Python is a powerful and easy‑to‑learn language that provides several built‑in data structures for organizing and storing data. This article explores the four most common structures—list, tuple, set, and dict—detailing their characteristics, creation syntax, and typical operations.

1. List

A list is an ordered, mutable sequence that can contain elements of different types.

Key Features

Ordered collection: elements stored in insertion order

Mutable: can be modified after creation

Can hold any data type

Allows duplicate elements

Creating a List

fruits = ['apple', 'banana', 'cherry']
numbers = [1, 2, 3, 4, 5]
mixed = [1, 'hello', 3.14, True]

Common Operations

# Access element
print(fruits[0])  # output: apple

# Modify element
fruits[1] = 'blueberry'

# Add elements
fruits.append('orange')  # append at end
fruits.insert(1, 'mango')  # insert at position 1

# Delete elements
del fruits[2]  # delete by index
fruits.remove('apple')  # delete by value
popped = fruits.pop()  # remove and return last element

# Slice
print(numbers[1:3])  # output: [2, 3]

# Length
print(len(fruits))  # current length

2. Tuple

A tuple is similar to a list but immutable; once created it cannot be modified.

Key Features

Ordered collection

Immutable: cannot change after creation

Typically used for data that should not change

Generally faster than lists

Creating a Tuple

colors = ('red', 'green', 'blue')
single_element = (42,)  # note the trailing comma
empty_tuple = ()

Common Operations

# Access element
print(colors[1])  # output: green

# Tuple unpacking
a, b, c = colors
print(b)  # output: green

# Using a tuple to return multiple values
def get_dimensions():
    return 100, 200

width, height = get_dimensions()

3. Set

A set is an unordered collection of unique elements, useful for membership testing and deduplication.

Key Features

Unordered collection

Elements are unique; duplicates are automatically removed

Mutable (frozenset is the immutable version)

Supports mathematical set operations

Creating a Set

vowels = {'a', 'e', 'i', 'o', 'u'}
numbers = set([1, 2, 3, 4, 5])
empty_set = set()  # cannot use {} because that creates an empty dict

Common Operations

# Add element
vowels.add('y')

# Remove element
vowels.remove('a')  # raises KeyError if not present
vowels.discard('b')  # does nothing if element is absent

# Set algebra
a = {1, 2, 3}
b = {2, 3, 4}
print(a | b)  # union: {1, 2, 3, 4}
print(a & b)  # intersection: {2, 3}
print(a - b)  # difference: {1}
print(a ^ b)  # symmetric difference: {1, 4}

4. Dictionary

A dictionary is Python's mapping type, storing key‑value pairs where keys must be immutable.

Key Features

Collection of key‑value pairs

Unordered (maintains insertion order since Python 3.7)

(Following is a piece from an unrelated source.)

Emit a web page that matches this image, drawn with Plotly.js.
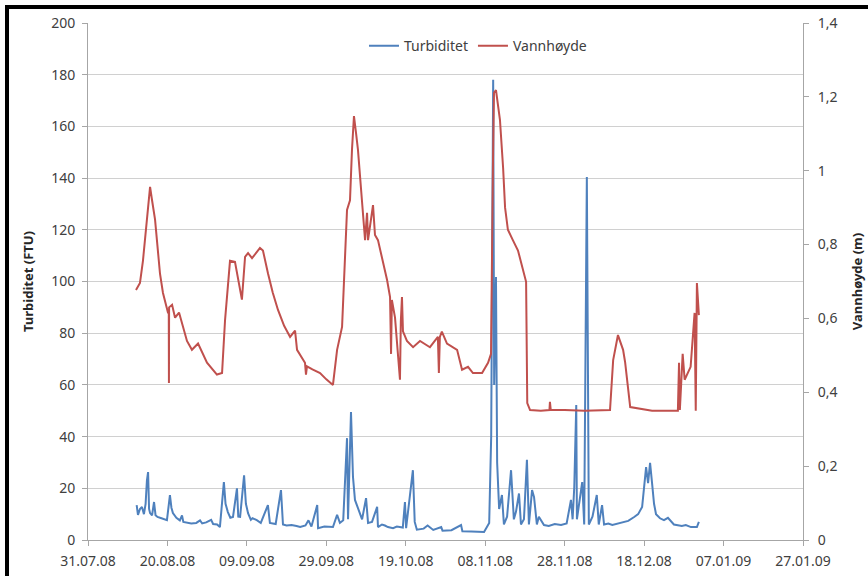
<!DOCTYPE html>
<html>
<head>
<meta charset="utf-8">
<script src="https://cdn.plot.ly/plotly-3.0.1.min.js"></script>
<style>
  html, body { margin: 0; padding: 0; background: #fff; overflow: hidden; width: 868px; height: 576px; }
  #chart { width: 868px; height: 576px; position: absolute; left: 0; top: 0; }
  #frame { position: absolute; left: 5px; top: 5px; width: 859px; height: 567px;
           border-top: 4px solid #000; border-left: 4px solid #000; pointer-events: none; }
</style>
</head>
<body>
<div id="chart"></div>
<div id="frame"></div>
<script>
// Turbiditet (FTU), left axis
const turbDates = [
  "2008-08-12 06:00","2008-08-12 14:00","2008-08-13 02:00","2008-08-13 14:00","2008-08-14 02:00","2008-08-14 12:00",
  "2008-08-14 20:00","2008-08-15 03:00","2008-08-15 09:00","2008-08-15 15:00","2008-08-16 03:00","2008-08-16 15:00",
  "2008-08-17 00:00","2008-08-17 12:00","2008-08-18 12:00","2008-08-19 06:00","2008-08-19 21:00","2008-08-20 15:00",
  "2008-08-21 00:00","2008-08-21 09:00","2008-08-22 06:00","2008-08-23 03:00","2008-08-23 16:00","2008-08-24 00:00",
  "2008-08-24 22:00","2008-08-26 00:00","2008-08-27 06:00","2008-08-28 05:00","2008-08-28 18:00","2008-08-29 18:00",
  "2008-08-31 00:00","2008-08-31 12:00","2008-09-01 12:00","2008-09-02 05:00","2008-09-03 05:00","2008-09-03 15:00",
  "2008-09-04 05:00","2008-09-04 20:00","2008-09-05 12:00","2008-09-06 12:00","2008-09-06 20:00","2008-09-07 07:00",
  "2008-09-08 07:00","2008-09-08 18:00","2008-09-09 07:00","2008-09-10 00:00","2008-09-10 10:00","2008-09-11 12:00",
  "2008-09-12 12:00","2008-09-14 07:00","2008-09-14 19:00","2008-09-15 12:00","2008-09-16 06:00","2008-09-17 14:00",
  "2008-09-18 02:00","2008-09-19 00:00","2008-09-20 06:00","2008-09-21 12:00","2008-09-22 10:00","2008-09-23 18:00",
  "2008-09-24 12:00","2008-09-25 06:00","2008-09-26 17:00","2008-09-26 22:00","2008-09-28 12:00","2008-09-30 16:00",
  "2008-10-01 17:00","2008-10-02 10:00","2008-10-03 06:00","2008-10-04 05:00","2008-10-04 11:00","2008-10-05 05:00",
  "2008-10-05 17:00","2008-10-06 05:00","2008-10-07 00:00","2008-10-08 00:00","2008-10-09 00:00","2008-10-09 12:00",
  "2008-10-10 12:00","2008-10-11 19:00","2008-10-12 00:00","2008-10-13 00:00","2008-10-13 18:00","2008-10-14 12:00",
  "2008-10-15 19:00","2008-10-16 18:00","2008-10-18 06:00","2008-10-18 19:00","2008-10-19 02:00","2008-10-20 19:00",
  "2008-10-21 06:00","2008-10-21 19:00","2008-10-23 12:00","2008-10-24 12:00","2008-10-25 22:00","2008-10-27 22:00",
  "2008-10-28 06:00","2008-10-30 12:00","2008-11-01 22:00","2008-11-02 06:00","2008-11-04 12:00","2008-11-07 17:00",
  "2008-11-09 00:00","2008-11-09 12:00","2008-11-10 00:00","2008-11-10 06:00","2008-11-10 17:00","2008-11-11 00:00",
  "2008-11-11 12:00","2008-11-12 05:00","2008-11-12 17:00","2008-11-13 12:00","2008-11-14 12:00","2008-11-15 05:00",
  "2008-11-15 18:00","2008-11-16 12:00","2008-11-17 00:00","2008-11-17 18:00","2008-11-18 12:00","2008-11-19 00:00",
  "2008-11-19 19:00","2008-11-20 07:00","2008-11-21 00:00","2008-11-21 12:00","2008-11-22 19:00","2008-11-24 00:00",
  "2008-11-25 12:00","2008-11-27 02:00","2008-11-28 12:00","2008-11-29 14:00","2008-11-30 00:00","2008-11-30 10:00",
  "2008-11-30 22:00","2008-12-01 02:00","2008-12-02 10:00","2008-12-02 22:00","2008-12-03 14:00","2008-12-04 02:00",
  "2008-12-05 00:00","2008-12-06 02:00","2008-12-06 14:00","2008-12-07 10:00","2008-12-07 22:00","2008-12-09 00:00",
  "2008-12-10 00:00","2008-12-12 05:00","2008-12-14 00:00","2008-12-15 12:00","2008-12-16 12:00","2008-12-17 12:00",
  "2008-12-18 12:00","2008-12-19 00:00","2008-12-19 12:00","2008-12-20 00:00","2008-12-20 12:00","2008-12-21 00:00",
  "2008-12-22 00:00","2008-12-23 00:00","2008-12-24 00:00","2008-12-25 12:00","2008-12-27 12:00","2008-12-28 12:00",
  "2008-12-29 19:00","2008-12-31 07:00","2008-12-31 19:00"
];
const turbValues = [
  13.5, 9.7, 12, 12.8, 10, 14,
  23, 26.3, 12, 10.4, 9.5, 14.7,
  9.6, 8.9, 8.4, 7.9, 7.7, 17.4,
  12.5, 10.4, 8.6, 7.6, 9.5, 7,
  6.6, 6.4, 6.6, 7.6, 6.4, 6.8,
  7.8, 6.2, 6, 5, 22.4, 14,
  10.8, 8.6, 8.9, 20, 9, 8.9,
  25, 14, 10.4, 7.8, 8.4, 7.7,
  6.6, 13.5, 6.6, 6.4, 6.2, 19.3,
  6, 5.6, 5.8, 5.4, 5, 5.6,
  7.6, 5.2, 13.5, 4.6, 5.2, 5,
  9.7, 6.6, 7.6, 39.4, 8, 49.5,
  24.4, 15.5, 12, 8, 16.2, 6.6,
  7, 12.8, 5, 6, 5.6, 5,
  4.6, 5.2, 4.8, 14.7, 4.6, 27,
  7, 4, 4.4, 5.6, 3.9, 5,
  3.6, 3.8, 5.8, 3.4, 3.3, 3.1,
  6.6, 40, 178, 60, 101.7, 30,
  12, 17.4, 6, 9, 27, 8,
  11, 18, 6, 8, 31, 6,
  19.3, 16.6, 6, 9, 5.8, 5.4,
  6.2, 5.8, 6.4, 15.5, 8, 20.5,
  52.2, 8, 22.4, 6, 140.4, 6,
  9, 17.4, 6, 13.5, 6, 6.4,
  5.8, 6.6, 7.4, 8.9, 10, 12.8,
  28.2, 22, 29.8, 22, 14, 10,
  8.4, 7.7, 8.6, 6, 5.4, 5.8,
  5, 5, 7
];

// Vannhøyde (m), right axis
const levelDates = [
  "2008-08-12 02:00","2008-08-13 02:00","2008-08-13 20:00","2008-08-14 18:00","2008-08-15 15:00","2008-08-16 03:00",
  "2008-08-16 21:00","2008-08-18 03:00","2008-08-18 21:00","2008-08-20 03:00","2008-08-20 08:00","2008-08-20 09:00",
  "2008-08-20 10:00","2008-08-21 04:00","2008-08-21 22:00","2008-08-22 22:00","2008-08-24 22:00","2008-08-26 04:00",
  "2008-08-27 17:00","2008-08-29 23:00","2008-09-01 11:00","2008-09-02 18:00","2008-09-03 12:00","2008-09-04 18:00",
  "2008-09-06 00:00","2008-09-07 18:00","2008-09-08 13:00","2008-09-09 07:00","2008-09-10 07:00","2008-09-12 07:00",
  "2008-09-13 01:00","2008-09-14 08:00","2008-09-15 12:00","2008-09-16 20:00","2008-09-18 09:00","2008-09-19 21:00",
  "2008-09-21 03:00","2008-09-21 15:00","2008-09-23 15:00","2008-09-23 21:00","2008-09-24 03:00","2008-09-25 12:00",
  "2008-09-27 10:00","2008-09-29 00:00","2008-09-30 16:00","2008-10-01 17:00","2008-10-02 23:00","2008-10-04 05:00",
  "2008-10-04 23:00","2008-10-05 11:00","2008-10-05 23:00","2008-10-06 12:00","2008-10-06 23:00","2008-10-07 23:00",
  "2008-10-08 18:00","2008-10-09 06:00","2008-10-09 12:00","2008-10-10 18:00","2008-10-11 06:00","2008-10-12 00:00",
  "2008-10-14 07:00","2008-10-15 01:00","2008-10-15 07:00","2008-10-15 12:00","2008-10-16 07:00","2008-10-17 13:00",
  "2008-10-17 18:00","2008-10-18 01:00","2008-10-18 07:00","2008-10-19 07:00","2008-10-20 20:00","2008-10-22 14:00",
  "2008-10-25 02:00","2008-10-27 02:00","2008-10-27 08:00","2008-10-27 14:00","2008-10-28 02:00","2008-10-29 09:00",
  "2008-10-31 22:00","2008-11-02 04:00","2008-11-03 16:00","2008-11-04 22:00","2008-11-07 05:00","2008-11-08 17:00",
  "2008-11-09 11:00","2008-11-09 23:00","2008-11-10 05:00","2008-11-10 17:00","2008-11-11 05:00","2008-11-11 17:00",
  "2008-11-12 12:00","2008-11-13 00:00","2008-11-13 17:00","2008-11-14 06:00","2008-11-14 23:00","2008-11-16 06:00",
  "2008-11-17 12:00","2008-11-18 07:00","2008-11-18 14:00","2008-11-19 07:00","2008-11-22 00:00","2008-11-24 04:00",
  "2008-11-24 07:00","2008-11-24 12:00","2008-11-28 00:00","2008-12-03 00:00","2008-12-09 10:00","2008-12-10 05:00",
  "2008-12-11 10:00","2008-12-12 17:00","2008-12-13 05:00","2008-12-14 12:00","2008-12-20 00:00","2008-12-26 12:00",
  "2008-12-26 19:00","2008-12-27 00:00","2008-12-27 17:00","2008-12-28 05:00","2008-12-29 17:00","2008-12-30 17:00",
  "2008-12-31 00:00","2008-12-31 07:00","2008-12-31 19:00"
];
const levelValues = [
  0.677, 0.696, 0.756, 0.87, 0.956, 0.92,
  0.868, 0.721, 0.669, 0.616, 0.616, 0.425,
  0.63, 0.637, 0.602, 0.616, 0.539, 0.515,
  0.532, 0.48, 0.448, 0.452, 0.595, 0.756,
  0.753, 0.651, 0.767, 0.777, 0.763, 0.791,
  0.784, 0.721, 0.67, 0.623, 0.58, 0.55,
  0.567, 0.515, 0.48, 0.448, 0.47, 0.462,
  0.452, 0.435, 0.42, 0.515, 0.577, 0.894,
  0.92, 1.057, 1.148, 1.1, 1.057, 0.92,
  0.812, 0.886, 0.812, 0.907, 0.826, 0.812,
  0.704, 0.658, 0.504, 0.65, 0.602, 0.434,
  0.59, 0.658, 0.565, 0.539, 0.522, 0.539,
  0.522, 0.55, 0.452, 0.55, 0.564, 0.532,
  0.515, 0.461, 0.469, 0.452, 0.452, 0.48,
  0.504, 1.029, 1.211, 1.218, 1.173, 1.138,
  1.008, 0.9, 0.84, 0.826, 0.812, 0.784,
  0.731, 0.699, 0.371, 0.352, 0.35, 0.352,
  0.374, 0.352, 0.352, 0.35, 0.352, 0.487,
  0.555, 0.515, 0.482, 0.36, 0.35, 0.35,
  0.48, 0.352, 0.504, 0.434, 0.469, 0.615,
  0.35, 0.696, 0.609
];

const leftTicks = [0, 20, 40, 60, 80, 100, 120, 140, 160, 180, 200];
const rightTicks = [0, 0.2, 0.4, 0.6, 0.8, 1.0, 1.2, 1.4];

const traces = [
  { x: turbDates, y: turbValues, name: "Turbiditet", type: "scatter", mode: "lines",
    line: { color: "#4F81BD", width: 2 }, yaxis: "y" },
  { x: levelDates, y: levelValues, name: "Vannhøyde", type: "scatter", mode: "lines",
    line: { color: "#C0504D", width: 2 }, yaxis: "y2" }
];

const font = "Noto Sans, Open Sans, sans-serif";
const tickFont = { family: font, size: 14, color: "#404040" };
const layout = {
  width: 868, height: 576,
  margin: { l: 88, r: 65, t: 23, b: 36, pad: 0 },
  paper_bgcolor: "#ffffff", plot_bgcolor: "#ffffff",
  separators: ", ",
  font: { family: font, size: 14, color: "#404040" },
  showlegend: true,
  legend: { orientation: "h", x: 0.386, xanchor: "left", y: 0.955, yanchor: "middle",
            font: { family: font, size: 14, color: "#404040" }, bgcolor: "rgba(0,0,0,0)",
            itemwidth: 30, tracegroupgap: 0 },
  xaxis: {
    type: "date",
    range: ["2008-07-31", "2009-01-27"],
    tick0: "2008-07-31", dtick: 20 * 86400000,
    tickformat: "%d.%m.%y",
    showgrid: false, zeroline: false,
    showline: true, linecolor: "#a6a6a6", linewidth: 1,
    ticks: "outside", ticklen: 5, tickcolor: "#a6a6a6",
    ticklabelstandoff: 3,
    tickfont: tickFont
  },
  yaxis: {
    range: [0, 200], tickvals: leftTicks,
    showgrid: true, gridcolor: "#d0d0d0", gridwidth: 1,
    zeroline: false, showline: true, linecolor: "#a6a6a6", linewidth: 1,
    ticks: "outside", ticklen: 5, tickcolor: "#a6a6a6",
    ticklabelstandoff: 4,
    tickfont: tickFont,
    title: { text: "Turbiditet (FTU)", standoff: 14,
             font: { family: font, size: 13, color: "#262626", weight: "bold" } }
  },
  yaxis2: {
    range: [0, 1.4], tickvals: rightTicks,
    overlaying: "y", side: "right",
    showgrid: false, zeroline: false,
    showline: true, linecolor: "#a6a6a6", linewidth: 1,
    ticks: "outside", ticklen: 5, tickcolor: "#a6a6a6",
    ticklabelstandoff: 6,
    tickfont: tickFont,
    title: { text: "Vannhøyde (m)", standoff: 16,
             font: { family: font, size: 13, color: "#262626", weight: "bold" } }
  }
};

Plotly.newPlot("chart", traces, layout, { displayModeBar: false, staticPlot: true });
</script>
</body>
</html>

Keys must be unique and immutable (e.g., strings, numbers, tuples)

Values can be of any type

Creating a Dictionary

person = {'name': 'Alice', 'age': 25, 'city': 'New York'}
grades = dict(math=90, physics=85, chemistry=88)
empty_dict = {}

Common Operations

# Access element
print(person['name'])  # output: Alice

# Modify / add element
person['age'] = 26  # modify
person['job'] = 'Engineer'  # add

# Delete element
del person['city']
popped_value = person.pop('age')

# Useful methods
print(person.keys())   # all keys
print(person.values()) # all values
print(person.items())  # all key‑value pairs

# Safe access with default
print(person.get('country', 'USA'))  # returns 'USA' if key missing

# Dictionary comprehension
squares = {x: x*x for x in range(1, 6)}

Data Structure Comparison and Selection

Data Structure

Ordered?

Mutable?

Element Requirements

Main Use Cases

List

Yes

Yes

None

Store ordered collections

Tuple

Yes

No

None

Store data that should not change

Set

No

Yes

Hashable, unique

Deduplication, membership tests, set operations

Dictionary

No (ordered since 3.7)

Yes

Keys must be hashable

Key‑value mapping

Practical Recommendations

Need to preserve order and may modify: use a list.

Need to preserve order but never modify: use a tuple.

Need fast membership testing or deduplication: use a set.

Need a key‑value mapping: use a dictionary.

Large data volume requiring efficient look‑ups: consider dictionaries or sets.

By mastering these four basic data structures, you can organize and manipulate data more effectively in Python and lay a solid foundation for writing more complex and efficient code.